▶ Information supplied
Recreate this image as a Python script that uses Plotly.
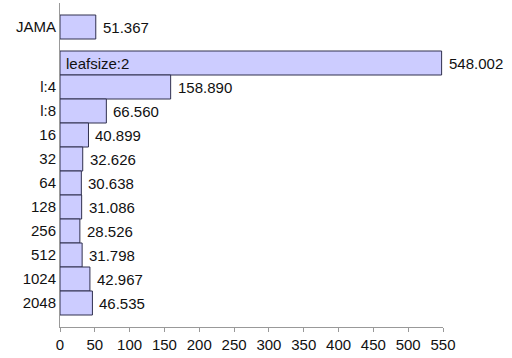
import plotly.graph_objects as go

# Data
sweep_labels = ["leafsize:2", "l:4", "l:8", "16", "32", "64", "128", "256", "512", "1024", "2048"]
sweep_values = [548.002, 158.890, 66.560, 40.899, 32.626, 30.638, 31.086, 28.526, 31.798, 42.967, 46.535]
baseline_label = "JAMA"
baseline_value = 51.367
x_ticks = [0, 50, 100, 150, 200, 250, 300, 350, 400, 450, 500, 550]

GAP = 1.5  # distance (in rows) between the baseline row and the sweep block

sweep_pos = list(range(len(sweep_labels)))
base_pos = -GAP

all_pos = [base_pos] + sweep_pos
all_vals = [baseline_value] + sweep_values
# first sweep label is drawn inside its bar, so the axis shows nothing there
tick_text = [baseline_label, ""] + sweep_labels[1:]

FONT = "Liberation Sans, Arial, sans-serif"
FS = 15
TXT = "#111111"
fig = go.Figure()
fig.add_trace(go.Bar(
    x=all_vals,
    y=all_pos,
    orientation="h",
    width=1.0,
    marker=dict(color="#ccccff", line=dict(color="#30304f", width=1)),
    cliponaxis=False,
    hoverinfo="skip",
))

for v, p in zip(all_vals, all_pos):
    fig.add_annotation(
        x=v, y=p, xref="x", yref="y", text=f"{v:.3f}", showarrow=False,
        xanchor="left", yanchor="middle", xshift=5,
        font=dict(family=FONT, size=FS, color=TXT),
    )

fig.add_annotation(
    x=0, y=sweep_pos[0], xref="x", yref="y",
    text=sweep_labels[0], showarrow=False,
    xanchor="left", yanchor="middle", xshift=4,
    font=dict(family=FONT, size=FS, color=TXT),
)

fig.update_layout(
    width=512, height=358,
    margin=dict(l=60, r=69, t=3, b=31),
    paper_bgcolor="white", plot_bgcolor="white",
    showlegend=False,
    font=dict(family=FONT, size=FS, color=TXT),
)
fig.update_xaxes(
    range=[0, 550], tickvals=x_ticks, ticktext=[str(t) for t in x_ticks],
    showgrid=False, zeroline=False, automargin=False,
    showline=True, linecolor="#999999", linewidth=1,
    ticks="outside", ticklen=4, tickcolor="#999999", tickwidth=1,
    tickfont=dict(family=FONT, size=FS, color=TXT),
)
fig.update_yaxes(
    range=[11, -2.5], tickvals=all_pos, ticktext=tick_text,
    showgrid=False, zeroline=False, automargin=False,
    showline=True, linecolor="#999999", linewidth=1,
    ticks="", ticklabelstandoff=0,
    tickfont=dict(family=FONT, size=FS, color=TXT),
)

fig.write_html(
    "out.html",
    config={"displayModeBar": False},
    post_script="document.body.style.margin='0';document.body.style.overflow='hidden';",
)
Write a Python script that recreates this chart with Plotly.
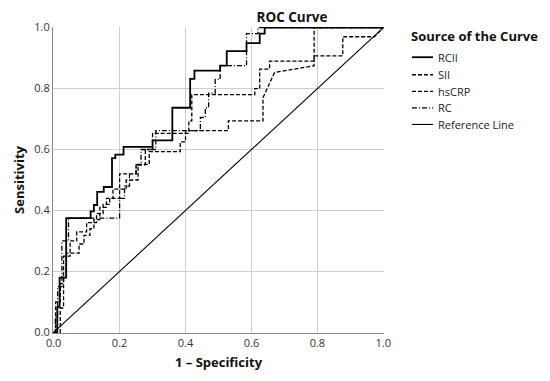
import plotly.graph_objects as go

# ROC step curves: (1 - specificity, sensitivity) vertices
rcii_x = [0, 0.011, 0.011, 0.018, 0.018, 0.038, 0.038, 0.112, 0.112, 0.122, 0.122, 0.132, 0.132, 0.152, 0.152,
          0.177, 0.177, 0.187, 0.187, 0.212, 0.212, 0.233, 0.233, 0.30, 0.30, 0.36, 0.36, 0.414, 0.414, 0.427,
          0.427, 0.505, 0.505, 0.525, 0.525, 0.585, 0.585, 0.625, 0.625, 0.64, 0.64, 1.0]
rcii_y = [0, 0, 0.084, 0.084, 0.18, 0.18, 0.375, 0.375, 0.397, 0.397, 0.418, 0.418, 0.461, 0.461, 0.477,
          0.477, 0.572, 0.572, 0.583, 0.583, 0.609, 0.609, 0.609, 0.609, 0.63, 0.63, 0.737, 0.737, 0.832, 0.832,
          0.859, 0.859, 0.875, 0.875, 0.923, 0.923, 0.949, 0.949, 0.98, 0.98, 1.0, 1.0]

sii_x = [0, 0.02, 0.02, 0.03, 0.03, 0.038, 0.038, 0.077, 0.077, 0.092, 0.092, 0.11, 0.11, 0.122, 0.122,
         0.14, 0.14, 0.16, 0.16, 0.18, 0.18, 0.20, 0.20, 0.25, 0.25, 0.278, 0.278, 0.30, 0.30, 0.41, 0.41,
         0.419, 0.419, 0.61, 0.61, 0.625, 0.625, 0.655, 0.655, 0.79, 0.79, 1.0]
sii_y = [0, 0, 0.08, 0.08, 0.18, 0.18, 0.26, 0.26, 0.29, 0.29, 0.318, 0.318, 0.34, 0.34, 0.37,
         0.37, 0.41, 0.41, 0.44, 0.44, 0.47, 0.47, 0.52, 0.52, 0.55, 0.55, 0.60, 0.60, 0.653, 0.653, 0.694,
         0.694, 0.78, 0.78, 0.80, 0.80, 0.864, 0.864, 0.89, 0.89, 1.0, 1.0]

hscrp_x = [0, 0.006, 0.006, 0.02, 0.02, 0.03, 0.03, 0.05, 0.05, 0.07, 0.07, 0.10, 0.10, 0.13, 0.13,
           0.15, 0.15, 0.17, 0.17, 0.20, 0.20, 0.22, 0.22, 0.256, 0.256, 0.29, 0.29, 0.384, 0.384, 0.40, 0.40,
           0.53, 0.53, 0.635, 0.635, 0.67, 0.79, 0.79, 0.877, 0.877, 0.973, 1.0]
hscrp_y = [0, 0, 0.10, 0.10, 0.16, 0.16, 0.25, 0.25, 0.30, 0.30, 0.33, 0.33, 0.36, 0.36, 0.39,
           0.39, 0.42, 0.42, 0.44, 0.44, 0.47, 0.47, 0.50, 0.50, 0.551, 0.551, 0.593, 0.593, 0.625, 0.625, 0.662,
           0.662, 0.694, 0.694, 0.77, 0.853, 0.875, 0.907, 0.907, 0.97, 0.97, 1.0]

rc_x = [0, 0.005, 0.005, 0.012, 0.012, 0.025, 0.025, 0.045, 0.045, 0.20, 0.20, 0.215, 0.215, 0.23, 0.23,
        0.25, 0.25, 0.265, 0.265, 0.31, 0.31, 0.445, 0.445, 0.46, 0.46, 0.47, 0.47, 0.49, 0.49, 0.505, 0.505,
        0.585, 0.585, 0.62, 0.62, 1.0]
rc_y = [0, 0, 0.05, 0.05, 0.15, 0.15, 0.30, 0.30, 0.375, 0.375, 0.44, 0.44, 0.48, 0.48, 0.52,
        0.52, 0.55, 0.55, 0.60, 0.60, 0.662, 0.662, 0.705, 0.705, 0.737, 0.737, 0.785, 0.785, 0.83, 0.83, 0.875,
        0.875, 0.98, 0.98, 1.0, 1.0]

ref_x = [0, 1]
ref_y = [0, 1]

tick_vals = [0, 0.2, 0.4, 0.6, 0.8, 1.0]
tick_text = ["0.0", "0.2", "0.4", "0.6", "0.8", "1.0"]

legend_title = "Source of the Curve"
series_names = ["RCII", "SII", "hsCRP", "RC", "Reference Line"]

FONT = "Open Sans"

styles = [
    dict(color="black", width=1.8),
    dict(color="black", width=1.3, dash="4px,2px"),
    dict(color="black", width=1.3, dash="4px,2px"),
    dict(color="black", width=1.3, dash="5px,2px,1px,2px"),
    dict(color="black", width=1.1),
]
xs = [rcii_x, sii_x, hscrp_x, rc_x, ref_x]
ys = [rcii_y, sii_y, hscrp_y, rc_y, ref_y]

fig = go.Figure()
for name, x, y, st in zip(series_names, xs, ys, styles):
    fig.add_trace(go.Scatter(x=x, y=y, mode="lines", name=name, line=st, showlegend=False))

# page is drawn with an 8px body margin; the plot area sits at page px x 53..384, y 19..333
PL, PR, PT, PB = 53, 384, 19, 333
W, H = 542, 373
OFF = 8


def px2x(px):
    return (px - PL) / (PR - PL)


def py2y(py):
    return (PB - py) / (PB - PT)


annotations = [dict(text="<b>" + legend_title + "</b>", xref="paper", yref="paper",
                    x=px2x(409), y=py2y(28), xanchor="left", yanchor="middle", showarrow=False,
                    font=dict(family=FONT, size=13, color="#111"))]
shapes = []
item_py = [50, 68, 85, 102, 119]
for name, st, py in zip(series_names, styles, item_py):
    shapes.append(dict(type="line", xref="paper", yref="paper",
                       x0=px2x(412), x1=px2x(433), y0=py2y(py), y1=py2y(py),
                       line=dict(color=st["color"], width=st["width"], dash=st.get("dash", "solid"))))
    annotations.append(dict(text=name, xref="paper", yref="paper", x=px2x(436), y=py2y(py),
                            xanchor="left", yanchor="middle", showarrow=False,
                            font=dict(family=FONT, size=11, color="#222")))

fig.update_layout(
    width=W, height=H,
    margin=dict(l=PL - OFF, r=W - (PR - OFF), t=PT - OFF, b=H - (PB - OFF)),
    paper_bgcolor="white", plot_bgcolor="white",
    font=dict(family=FONT, size=11, color="#222"),
    title=dict(text="<b>ROC Curve</b>", xref="container", yref="container",
               x=(292 - OFF) / W, xanchor="center", y=1 - (17 - OFF) / H, yanchor="middle",
               font=dict(family=FONT, size=13.5, color="#111")),
    showlegend=False,
    annotations=annotations,
    shapes=shapes,
)
fig.update_xaxes(range=[-0.002, 1.002], tickvals=tick_vals, ticktext=tick_text,
                 showgrid=True, gridcolor="#cfcfcf", gridwidth=1,
                 showline=True, linecolor="#888", linewidth=1, zeroline=False,
                 ticks="", tickfont=dict(size=11, color="#333"),
                 title=dict(text="<b>1 – Specificity</b>", font=dict(size=13, color="#111"), standoff=8))
fig.update_yaxes(range=[-0.002, 1.002], tickvals=tick_vals, ticktext=tick_text,
                 showgrid=True, gridcolor="#cfcfcf", gridwidth=1,
                 showline=True, linecolor="#888", linewidth=1, zeroline=False,
                 ticks="", tickfont=dict(size=11, color="#333"),
                 title=dict(text="<b>Sensitivity</b>", font=dict(size=13, color="#111"), standoff=6))

fig.write_html("out.html")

▶ What to work on
Repeat exactly the part that opens with the line containing "Write a Python" and closes with the line containing "0.97, 0.97, 1.0]". Include both end lines, and drop the pictures.

▶ Response to the exercise
Write a Python script that recreates this chart with Plotly.
import plotly.graph_objects as go

# ROC step curves: (1 - specificity, sensitivity) vertices
rcii_x = [0, 0.011, 0.011, 0.018, 0.018, 0.038, 0.038, 0.112, 0.112, 0.122, 0.122, 0.132, 0.132, 0.152, 0.152,
          0.177, 0.177, 0.187, 0.187, 0.212, 0.212, 0.233, 0.233, 0.30, 0.30, 0.36, 0.36, 0.414, 0.414, 0.427,
          0.427, 0.505, 0.505, 0.525, 0.525, 0.585, 0.585, 0.625, 0.625, 0.64, 0.64, 1.0]
rcii_y = [0, 0, 0.084, 0.084, 0.18, 0.18, 0.375, 0.375, 0.397, 0.397, 0.418, 0.418, 0.461, 0.461, 0.477,
          0.477, 0.572, 0.572, 0.583, 0.583, 0.609, 0.609, 0.609, 0.609, 0.63, 0.63, 0.737, 0.737, 0.832, 0.832,
          0.859, 0.859, 0.875, 0.875, 0.923, 0.923, 0.949, 0.949, 0.98, 0.98, 1.0, 1.0]

sii_x = [0, 0.02, 0.02, 0.03, 0.03, 0.038, 0.038, 0.077, 0.077, 0.092, 0.092, 0.11, 0.11, 0.122, 0.122,
         0.14, 0.14, 0.16, 0.16, 0.18, 0.18, 0.20, 0.20, 0.25, 0.25, 0.278, 0.278, 0.30, 0.30, 0.41, 0.41,
         0.419, 0.419, 0.61, 0.61, 0.625, 0.625, 0.655, 0.655, 0.79, 0.79, 1.0]
sii_y = [0, 0, 0.08, 0.08, 0.18, 0.18, 0.26, 0.26, 0.29, 0.29, 0.318, 0.318, 0.34, 0.34, 0.37,
         0.37, 0.41, 0.41, 0.44, 0.44, 0.47, 0.47, 0.52, 0.52, 0.55, 0.55, 0.60, 0.60, 0.653, 0.653, 0.694,
         0.694, 0.78, 0.78, 0.80, 0.80, 0.864, 0.864, 0.89, 0.89, 1.0, 1.0]

hscrp_x = [0, 0.006, 0.006, 0.02, 0.02, 0.03, 0.03, 0.05, 0.05, 0.07, 0.07, 0.10, 0.10, 0.13, 0.13,
           0.15, 0.15, 0.17, 0.17, 0.20, 0.20, 0.22, 0.22, 0.256, 0.256, 0.29, 0.29, 0.384, 0.384, 0.40, 0.40,
           0.53, 0.53, 0.635, 0.635, 0.67, 0.79, 0.79, 0.877, 0.877, 0.973, 1.0]
hscrp_y = [0, 0, 0.10, 0.10, 0.16, 0.16, 0.25, 0.25, 0.30, 0.30, 0.33, 0.33, 0.36, 0.36, 0.39,
           0.39, 0.42, 0.42, 0.44, 0.44, 0.47, 0.47, 0.50, 0.50, 0.551, 0.551, 0.593, 0.593, 0.625, 0.625, 0.662,
           0.662, 0.694, 0.694, 0.77, 0.853, 0.875, 0.907, 0.907, 0.97, 0.97, 1.0]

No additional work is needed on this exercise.